As He prepared to leave for heaven, Jesus gave two seemingly contradictory commands.
- The first: Wait. And while staying with them he ordered them not to depart from Jerusalem, but to wait for the promise of the Father, which, he said, “you heard from me; for John baptized with water, but you will be baptized with the Holy Spirit not many days from now.” (Acts 1:4-5)
- The second: Go. But you will receive power when the Holy Spirit has come upon you, and you will be my witnesses in Jerusalem and in all Judea and Samaria, and to the end of the earth.” (Acts 1:8)
These are both instructive for us today. If we call ourselves Jesus followers, that means that He takes the lead. We do not go ahead of Him. His pace is our pace. He leads, we follow. While the command to “wait” for the Holy Spirit’s baptism is not repeated for other New Testament believers, all of us need to “sync up” with Jesus’ pace and His direction. It’s what followers do.

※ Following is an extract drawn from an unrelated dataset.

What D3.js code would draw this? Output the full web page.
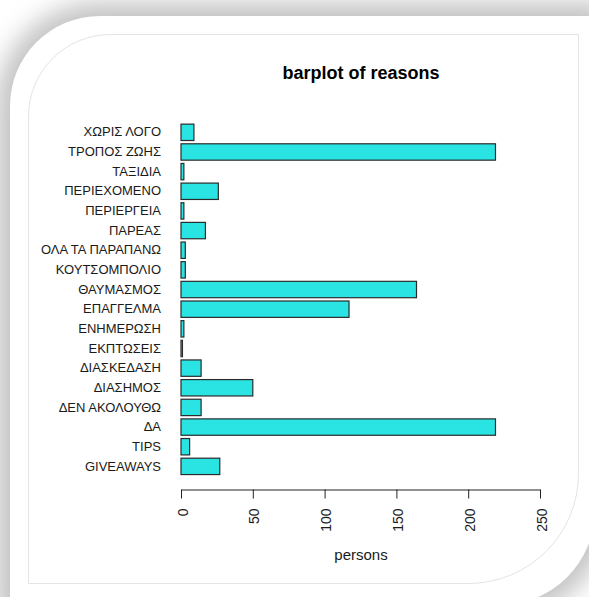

The early church overdid the “wait” part and stayed in Jerusalem until a persecution in Acts 8 drove them out. Now those who were scattered went about preaching the word. (Acts 8:4) The early church got the “wait” part but neglected the “go” part. Since the command Jesus gave His followers extends “to the end of the earth,” the command is still in play today.
While not everyone will leave our shores, all true Christians will send their prayers and funds to support the great work of reaching the lost. And all true Christians will likewise share the claims of Christ with those around them and invite their response to the gospel.
So listen to and sync up with Jesus, as His follower. And go forth in His name to all. It’s not over. The resurrection still matters. Jesus is alive.